On the other hand, an attack is only possible if the attacker possesses more than 50 percent of all emitted coins, making it increasingly more and more difficult as the coins will become more expensive, with far larger quantity being distributed within people. The attacker would not simply purchase such a massive amount of coins, only to commence an attack that would consequently decrease the coin value, as he would suffer the ultimate detriment. Furthermore, from a certain scope onwards, an attack would not be possible, even hypothetically. This is because, from the moment when more than 50 percent of coins will be, roughly equally, distributed among e.g. 10 million independent users, the attacker has no practical ability to commence an attack as those people are unlikely to sell their coins. These users will be staking their coins, so their motivation to sell will not be high, which is even truer if the price is going up.
Cardano PoS can be equally safe, if not safer than PoW, without the issues of scalability. Users will be more motivated to hold their coins as by holding them, they will have become project stakeholders, getting their share from the transaction costs, thus securing a nice passive income. Likewise, holding coins is important from the standpoint of network security. Thanks to the real-world utility, the adoption rate will grow, in turn, generation far larger number of transactions. To top it off, by holding ADA, users will take part in voting regarding the future direction of the project.
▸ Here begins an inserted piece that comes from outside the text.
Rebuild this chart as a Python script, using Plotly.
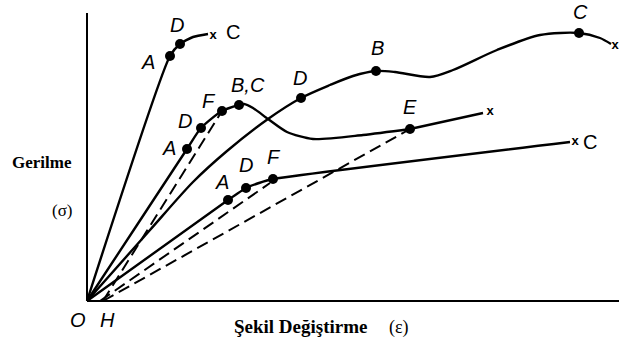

Therefore, everything is intertwined, like the mythical Ouroboros, eating up its own tail. From the long-term perspective, PoW is likely an unsustainable concept and if we are able to do the same without wasting energy, it is reasonable to do so. The history of mankind shows us, that everything can be improved, upgraded or updated and thus, there is little sense to stick to the obsolete concepts of the past. By all means, PoS, with Cardano and its forefront, is the future of cryptocurrencies.